SUPPLIED INFORMATION »
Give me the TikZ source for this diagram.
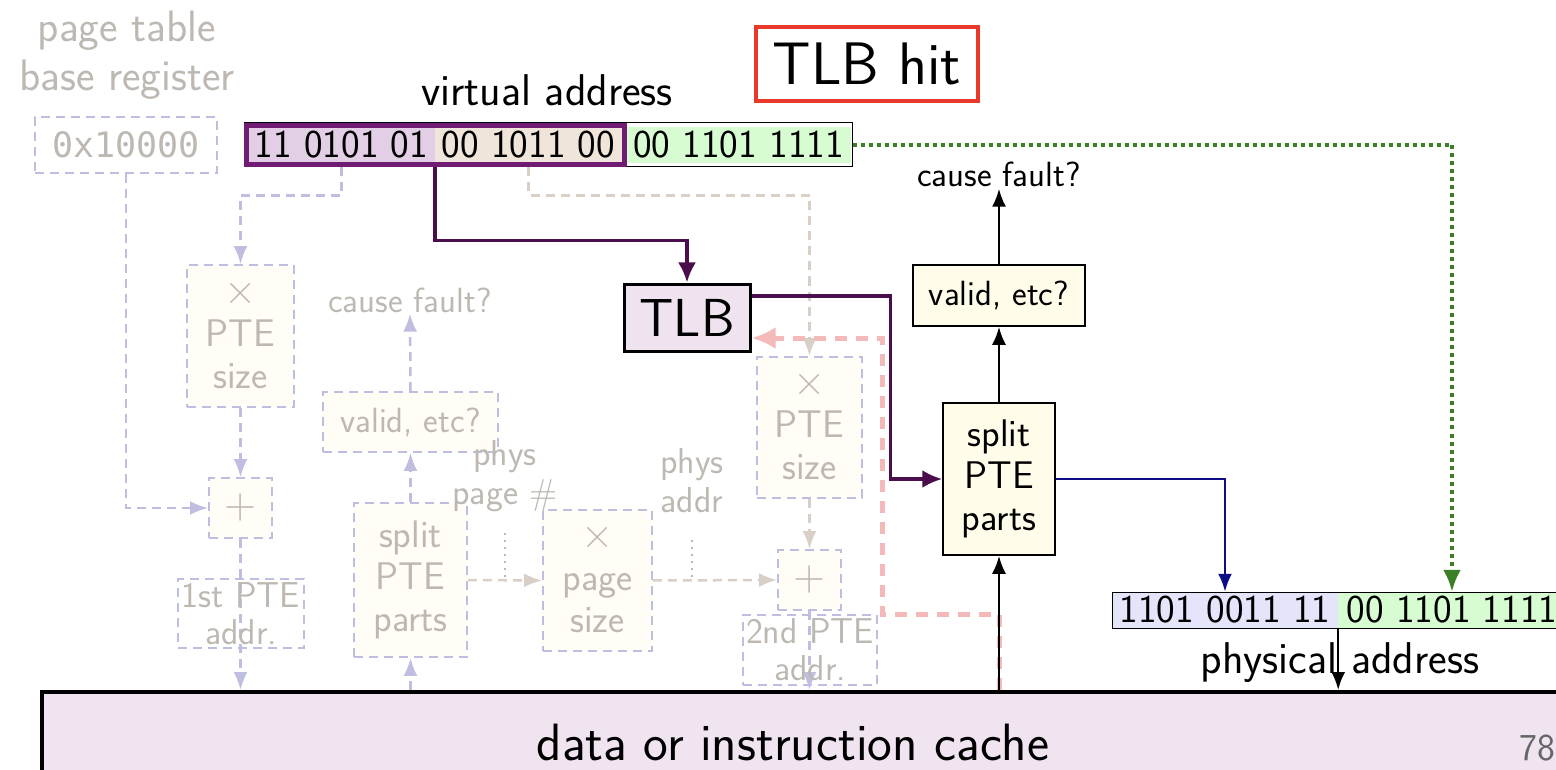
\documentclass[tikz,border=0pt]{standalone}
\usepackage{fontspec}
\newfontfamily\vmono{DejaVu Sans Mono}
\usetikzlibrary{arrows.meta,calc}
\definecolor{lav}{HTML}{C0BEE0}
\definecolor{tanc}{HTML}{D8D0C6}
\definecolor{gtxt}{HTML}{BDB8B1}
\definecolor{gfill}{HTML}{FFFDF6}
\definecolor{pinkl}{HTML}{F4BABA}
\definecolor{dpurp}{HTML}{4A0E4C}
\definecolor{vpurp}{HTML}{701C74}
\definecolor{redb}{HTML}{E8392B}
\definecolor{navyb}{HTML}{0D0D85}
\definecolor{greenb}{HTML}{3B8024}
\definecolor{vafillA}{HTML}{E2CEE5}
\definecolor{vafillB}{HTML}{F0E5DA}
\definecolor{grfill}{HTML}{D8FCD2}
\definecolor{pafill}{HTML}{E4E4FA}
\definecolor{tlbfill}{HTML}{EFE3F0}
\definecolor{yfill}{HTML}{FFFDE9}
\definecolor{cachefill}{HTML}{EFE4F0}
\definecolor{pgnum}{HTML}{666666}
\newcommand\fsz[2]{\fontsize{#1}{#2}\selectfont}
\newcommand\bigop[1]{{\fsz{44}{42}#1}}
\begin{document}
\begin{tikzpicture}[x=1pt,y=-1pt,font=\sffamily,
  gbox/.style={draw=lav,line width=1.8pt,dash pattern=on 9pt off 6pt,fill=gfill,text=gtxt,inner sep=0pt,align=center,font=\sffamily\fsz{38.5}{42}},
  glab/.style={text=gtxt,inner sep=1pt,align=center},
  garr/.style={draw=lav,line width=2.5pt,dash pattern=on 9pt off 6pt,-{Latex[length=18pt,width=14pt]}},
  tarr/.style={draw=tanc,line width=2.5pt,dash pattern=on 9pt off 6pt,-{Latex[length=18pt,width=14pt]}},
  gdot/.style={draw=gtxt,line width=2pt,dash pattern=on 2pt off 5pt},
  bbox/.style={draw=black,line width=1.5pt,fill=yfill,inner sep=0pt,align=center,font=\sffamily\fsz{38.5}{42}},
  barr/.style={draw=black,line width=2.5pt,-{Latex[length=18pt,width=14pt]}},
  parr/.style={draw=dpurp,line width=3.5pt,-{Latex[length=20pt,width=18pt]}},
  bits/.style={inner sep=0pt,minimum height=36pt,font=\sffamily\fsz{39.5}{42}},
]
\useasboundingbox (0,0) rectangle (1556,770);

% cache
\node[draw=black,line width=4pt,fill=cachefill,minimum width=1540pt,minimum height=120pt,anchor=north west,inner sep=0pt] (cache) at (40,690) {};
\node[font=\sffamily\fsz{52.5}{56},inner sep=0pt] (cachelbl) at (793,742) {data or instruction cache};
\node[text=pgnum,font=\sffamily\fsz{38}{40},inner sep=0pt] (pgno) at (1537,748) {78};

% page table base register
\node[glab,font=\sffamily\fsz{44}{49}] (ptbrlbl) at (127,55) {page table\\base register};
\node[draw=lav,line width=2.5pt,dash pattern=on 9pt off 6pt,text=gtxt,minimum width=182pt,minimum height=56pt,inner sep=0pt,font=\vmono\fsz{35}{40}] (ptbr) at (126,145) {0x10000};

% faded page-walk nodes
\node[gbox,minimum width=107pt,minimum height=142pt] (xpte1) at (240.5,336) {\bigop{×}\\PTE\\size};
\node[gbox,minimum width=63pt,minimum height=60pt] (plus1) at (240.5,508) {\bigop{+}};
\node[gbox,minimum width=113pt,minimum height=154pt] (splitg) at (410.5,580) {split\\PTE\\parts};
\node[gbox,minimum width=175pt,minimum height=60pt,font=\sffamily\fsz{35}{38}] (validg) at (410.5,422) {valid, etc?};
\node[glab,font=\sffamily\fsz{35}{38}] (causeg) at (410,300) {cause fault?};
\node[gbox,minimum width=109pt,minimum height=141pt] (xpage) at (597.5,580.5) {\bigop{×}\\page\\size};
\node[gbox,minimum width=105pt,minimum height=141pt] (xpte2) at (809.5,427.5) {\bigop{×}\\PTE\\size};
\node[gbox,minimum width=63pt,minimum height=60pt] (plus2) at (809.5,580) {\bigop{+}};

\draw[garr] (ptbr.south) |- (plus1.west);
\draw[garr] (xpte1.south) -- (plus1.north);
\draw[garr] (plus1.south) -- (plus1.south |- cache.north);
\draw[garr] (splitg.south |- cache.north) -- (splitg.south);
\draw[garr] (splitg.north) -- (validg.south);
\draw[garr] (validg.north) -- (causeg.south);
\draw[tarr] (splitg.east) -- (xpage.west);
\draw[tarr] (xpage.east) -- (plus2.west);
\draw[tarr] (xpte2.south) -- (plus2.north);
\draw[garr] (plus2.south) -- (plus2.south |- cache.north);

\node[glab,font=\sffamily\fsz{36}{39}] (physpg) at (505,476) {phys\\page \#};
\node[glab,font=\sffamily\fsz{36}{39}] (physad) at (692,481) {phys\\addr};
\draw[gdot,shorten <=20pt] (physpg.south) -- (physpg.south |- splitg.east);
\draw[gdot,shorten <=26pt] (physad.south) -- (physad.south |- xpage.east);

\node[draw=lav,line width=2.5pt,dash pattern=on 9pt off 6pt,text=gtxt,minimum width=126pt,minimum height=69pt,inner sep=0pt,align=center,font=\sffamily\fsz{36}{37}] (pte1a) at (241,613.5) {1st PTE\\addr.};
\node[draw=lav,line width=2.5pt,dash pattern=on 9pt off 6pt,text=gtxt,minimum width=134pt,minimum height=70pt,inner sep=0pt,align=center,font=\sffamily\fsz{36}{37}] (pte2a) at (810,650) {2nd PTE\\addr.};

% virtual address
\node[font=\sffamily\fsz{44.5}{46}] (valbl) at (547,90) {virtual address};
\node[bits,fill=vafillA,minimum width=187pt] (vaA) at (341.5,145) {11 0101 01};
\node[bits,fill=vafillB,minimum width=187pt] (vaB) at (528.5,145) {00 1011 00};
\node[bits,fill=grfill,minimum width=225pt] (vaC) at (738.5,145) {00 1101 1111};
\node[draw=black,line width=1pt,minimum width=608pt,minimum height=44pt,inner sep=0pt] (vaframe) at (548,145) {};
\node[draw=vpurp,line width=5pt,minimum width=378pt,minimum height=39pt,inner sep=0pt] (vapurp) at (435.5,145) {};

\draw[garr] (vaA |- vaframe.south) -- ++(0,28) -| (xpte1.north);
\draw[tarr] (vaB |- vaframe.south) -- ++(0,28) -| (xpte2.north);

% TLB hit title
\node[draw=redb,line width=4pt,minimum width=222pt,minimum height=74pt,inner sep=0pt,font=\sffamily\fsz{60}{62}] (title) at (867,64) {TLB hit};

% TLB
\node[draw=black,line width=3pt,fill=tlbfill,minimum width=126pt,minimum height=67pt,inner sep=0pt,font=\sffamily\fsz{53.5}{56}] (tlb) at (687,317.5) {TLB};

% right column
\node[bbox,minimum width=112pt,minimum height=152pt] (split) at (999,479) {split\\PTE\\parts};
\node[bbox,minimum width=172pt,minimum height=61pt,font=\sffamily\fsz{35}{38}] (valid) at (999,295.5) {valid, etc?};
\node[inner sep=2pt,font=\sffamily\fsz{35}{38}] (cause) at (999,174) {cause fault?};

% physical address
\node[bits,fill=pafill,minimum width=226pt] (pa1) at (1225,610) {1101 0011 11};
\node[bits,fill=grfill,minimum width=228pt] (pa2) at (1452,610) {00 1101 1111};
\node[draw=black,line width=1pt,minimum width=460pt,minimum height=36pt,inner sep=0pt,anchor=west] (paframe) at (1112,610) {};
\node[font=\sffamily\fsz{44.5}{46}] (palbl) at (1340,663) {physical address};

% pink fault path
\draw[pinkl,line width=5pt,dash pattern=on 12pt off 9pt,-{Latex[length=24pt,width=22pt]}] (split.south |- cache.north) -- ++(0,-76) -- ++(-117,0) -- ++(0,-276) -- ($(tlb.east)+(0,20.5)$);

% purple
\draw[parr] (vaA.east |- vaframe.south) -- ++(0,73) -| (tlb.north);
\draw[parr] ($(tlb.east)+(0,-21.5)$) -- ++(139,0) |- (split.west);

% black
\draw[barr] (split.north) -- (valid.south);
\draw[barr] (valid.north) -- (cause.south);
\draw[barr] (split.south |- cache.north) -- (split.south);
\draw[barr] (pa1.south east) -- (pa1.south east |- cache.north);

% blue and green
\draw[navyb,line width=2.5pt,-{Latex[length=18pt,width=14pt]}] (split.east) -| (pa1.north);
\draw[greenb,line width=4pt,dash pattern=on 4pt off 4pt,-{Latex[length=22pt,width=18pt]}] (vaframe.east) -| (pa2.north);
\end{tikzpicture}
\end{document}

DIRECTIVE »
Reproduce the material above exactly, first line through the line that contains "(0,0) rectangle (1556,770);", minus the pictures.

TASK RESPONSE »
Give me the TikZ source for this diagram.
\documentclass[tikz,border=0pt]{standalone}
\usepackage{fontspec}
\newfontfamily\vmono{DejaVu Sans Mono}
\usetikzlibrary{arrows.meta,calc}
\definecolor{lav}{HTML}{C0BEE0}
\definecolor{tanc}{HTML}{D8D0C6}
\definecolor{gtxt}{HTML}{BDB8B1}
\definecolor{gfill}{HTML}{FFFDF6}
\definecolor{pinkl}{HTML}{F4BABA}
\definecolor{dpurp}{HTML}{4A0E4C}
\definecolor{vpurp}{HTML}{701C74}
\definecolor{redb}{HTML}{E8392B}
\definecolor{navyb}{HTML}{0D0D85}
\definecolor{greenb}{HTML}{3B8024}
\definecolor{vafillA}{HTML}{E2CEE5}
\definecolor{vafillB}{HTML}{F0E5DA}
\definecolor{grfill}{HTML}{D8FCD2}
\definecolor{pafill}{HTML}{E4E4FA}
\definecolor{tlbfill}{HTML}{EFE3F0}
\definecolor{yfill}{HTML}{FFFDE9}
\definecolor{cachefill}{HTML}{EFE4F0}
\definecolor{pgnum}{HTML}{666666}
\newcommand\fsz[2]{\fontsize{#1}{#2}\selectfont}
\newcommand\bigop[1]{{\fsz{44}{42}#1}}
\begin{document}
\begin{tikzpicture}[x=1pt,y=-1pt,font=\sffamily,
  gbox/.style={draw=lav,line width=1.8pt,dash pattern=on 9pt off 6pt,fill=gfill,text=gtxt,inner sep=0pt,align=center,font=\sffamily\fsz{38.5}{42}},
  glab/.style={text=gtxt,inner sep=1pt,align=center},
  garr/.style={draw=lav,line width=2.5pt,dash pattern=on 9pt off 6pt,-{Latex[length=18pt,width=14pt]}},
  tarr/.style={draw=tanc,line width=2.5pt,dash pattern=on 9pt off 6pt,-{Latex[length=18pt,width=14pt]}},
  gdot/.style={draw=gtxt,line width=2pt,dash pattern=on 2pt off 5pt},
  bbox/.style={draw=black,line width=1.5pt,fill=yfill,inner sep=0pt,align=center,font=\sffamily\fsz{38.5}{42}},
  barr/.style={draw=black,line width=2.5pt,-{Latex[length=18pt,width=14pt]}},
  parr/.style={draw=dpurp,line width=3.5pt,-{Latex[length=20pt,width=18pt]}},
  bits/.style={inner sep=0pt,minimum height=36pt,font=\sffamily\fsz{39.5}{42}},
]
\useasboundingbox (0,0) rectangle (1556,770);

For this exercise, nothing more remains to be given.